### TASK MATERIAL
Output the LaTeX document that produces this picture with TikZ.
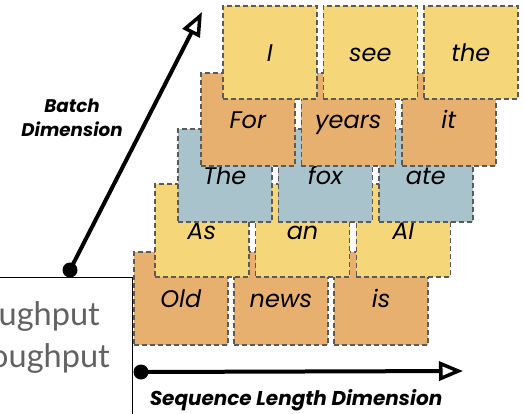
\documentclass[tikz,border=0pt]{standalone}
\usepackage{fontspec}
\setmainfont{Lato}
\newfontfamily\geofont{Poppins}
\usetikzlibrary{arrows.meta}
\definecolor{tokyellow}{HTML}{F5D77A}
\definecolor{tokorange}{HTML}{E8B06F}
\definecolor{tokblue}{HTML}{A8C3CB}
\definecolor{dashgray}{HTML}{5A5A5A}
\definecolor{capgray}{HTML}{626262}
\tikzset{
  token/.style={draw=dashgray, line width=1.5pt, dash pattern=on 5pt off 3pt,
    minimum width=94pt, minimum height=93pt, anchor=north west, inner sep=0pt,
    text height=21.5pt, text depth=3.5pt,
    font=\geofont\fontsize{24}{24}\itshape, text=black},
  dimarrow/.style={line width=4pt, -{Triangle[open, length=24pt, width=19pt, line width=3.5pt, fill=white]}},
  dimdot/.style={circle, fill=black, inner sep=0pt, minimum size=15pt},
  dimlabel/.style={font=\geofont\fontsize{18.3}{24}\bfseries\itshape, align=center},
}
\begin{document}
\begin{tikzpicture}[x=1pt, y=-1pt]
\useasboundingbox (0,0) rectangle (524,413);
% axis dots (drawn first so the panel overlaps them)
\node[dimdot] (bdot) at (70,270) {};
\node[dimdot] (sdot) at (141,372) {};
\coordinate (btip) at (202,12);
\coordinate (stip) at (463,371);
% rows of tokens, back to front
\foreach \w [count=\i from 0] in {Old,news,is}
  \node[token, fill=tokorange] (r5\i) at (133+100.2*\i,251) {\w};
\foreach \w [count=\i from 0] in {As,an,AI}
  \node[token, fill=tokyellow] (r4\i) at (154+100.8*\i,183) {\w};
\foreach \w [count=\i from 0] in {The,fox,ate}
  \node[token, fill=tokblue] (r3\i) at (177+100.5*\i,128) {\w};
\foreach \w [count=\i from 0] in {For,years,it}
  \node[token, fill=tokorange] (r2\i) at (200+100.5*\i,72) {\w};
\foreach \w [count=\i from 0] in {I,see,the}
  \node[token, fill=tokyellow] (r1\i) at (222+100.5*\i,5) {\w};
% axes
\draw[dimarrow] (bdot.center) -- (btip);
\draw[dimarrow] (sdot.center) -- (stip);
\node[dimlabel] (blabel) at (72,118) {Batch\\Dimension};
\node[dimlabel, font=\geofont\fontsize{20}{20}\bfseries\itshape] (slabel) at (296,400) {Sequence Length Dimension};
% throughput panel
\node[draw=black, line width=1.3pt, fill=white, anchor=north east,
  minimum width=180pt, minimum height=160pt] (panel) at (133,277) {};
\node[anchor=base east, text=capgray, font=\fontsize{32.5}{32}\selectfont, inner sep=0pt] (line1) at (100,325) {ughput};
\node[anchor=base east, text=capgray, font=\fontsize{32.5}{32}\selectfont, inner sep=0pt] (line2) at (110,367) {oughput};
\end{tikzpicture}
\end{document}
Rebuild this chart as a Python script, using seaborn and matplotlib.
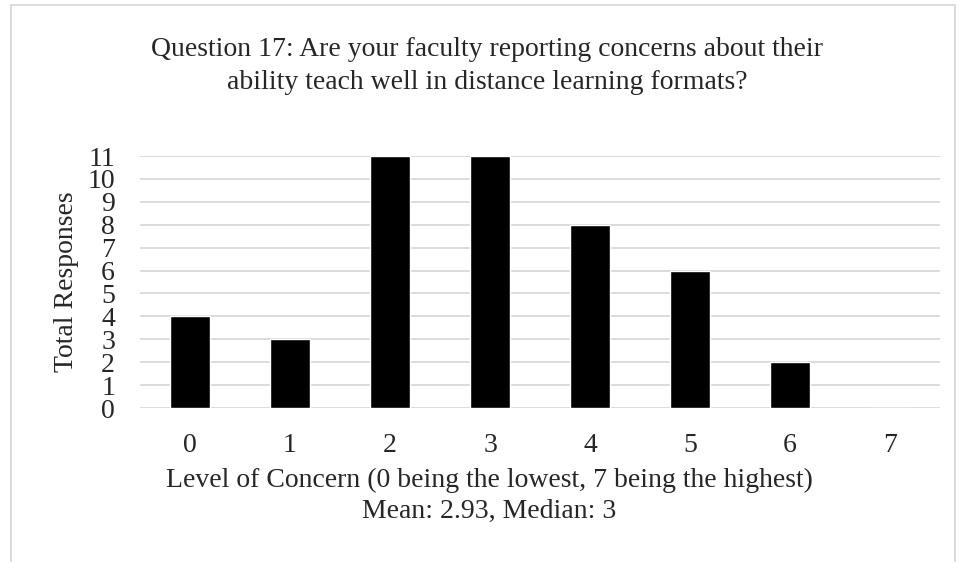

### INSTRUCTIONS TO FOLLOW
Reproduce all the entries that precede this task, word for word, minus any pictures.

### EXERCISE RESPONSE
Output the LaTeX document that produces this picture with TikZ.
\documentclass[tikz,border=0pt]{standalone}
\usepackage{fontspec}
\setmainfont{Lato}
\newfontfamily\geofont{Poppins}
\usetikzlibrary{arrows.meta}
\definecolor{tokyellow}{HTML}{F5D77A}
\definecolor{tokorange}{HTML}{E8B06F}
\definecolor{tokblue}{HTML}{A8C3CB}
\definecolor{dashgray}{HTML}{5A5A5A}
\definecolor{capgray}{HTML}{626262}
\tikzset{
  token/.style={draw=dashgray, line width=1.5pt, dash pattern=on 5pt off 3pt,
    minimum width=94pt, minimum height=93pt, anchor=north west, inner sep=0pt,
    text height=21.5pt, text depth=3.5pt,
    font=\geofont\fontsize{24}{24}\itshape, text=black},
  dimarrow/.style={line width=4pt, -{Triangle[open, length=24pt, width=19pt, line width=3.5pt, fill=white]}},
  dimdot/.style={circle, fill=black, inner sep=0pt, minimum size=15pt},
  dimlabel/.style={font=\geofont\fontsize{18.3}{24}\bfseries\itshape, align=center},
}
\begin{document}
\begin{tikzpicture}[x=1pt, y=-1pt]
\useasboundingbox (0,0) rectangle (524,413);
% axis dots (drawn first so the panel overlaps them)
\node[dimdot] (bdot) at (70,270) {};
\node[dimdot] (sdot) at (141,372) {};
\coordinate (btip) at (202,12);
\coordinate (stip) at (463,371);
% rows of tokens, back to front
\foreach \w [count=\i from 0] in {Old,news,is}
  \node[token, fill=tokorange] (r5\i) at (133+100.2*\i,251) {\w};
\foreach \w [count=\i from 0] in {As,an,AI}
  \node[token, fill=tokyellow] (r4\i) at (154+100.8*\i,183) {\w};
\foreach \w [count=\i from 0] in {The,fox,ate}
  \node[token, fill=tokblue] (r3\i) at (177+100.5*\i,128) {\w};
\foreach \w [count=\i from 0] in {For,years,it}
  \node[token, fill=tokorange] (r2\i) at (200+100.5*\i,72) {\w};
\foreach \w [count=\i from 0] in {I,see,the}
  \node[token, fill=tokyellow] (r1\i) at (222+100.5*\i,5) {\w};
% axes
\draw[dimarrow] (bdot.center) -- (btip);
\draw[dimarrow] (sdot.center) -- (stip);
\node[dimlabel] (blabel) at (72,118) {Batch\\Dimension};
\node[dimlabel, font=\geofont\fontsize{20}{20}\bfseries\itshape] (slabel) at (296,400) {Sequence Length Dimension};
% throughput panel
\node[draw=black, line width=1.3pt, fill=white, anchor=north east,
  minimum width=180pt, minimum height=160pt] (panel) at (133,277) {};
\node[anchor=base east, text=capgray, font=\fontsize{32.5}{32}\selectfont, inner sep=0pt] (line1) at (100,325) {ughput};
\node[anchor=base east, text=capgray, font=\fontsize{32.5}{32}\selectfont, inner sep=0pt] (line2) at (110,367) {oughput};
\end{tikzpicture}
\end{document}
Rebuild this chart as a Python script, using seaborn and matplotlib.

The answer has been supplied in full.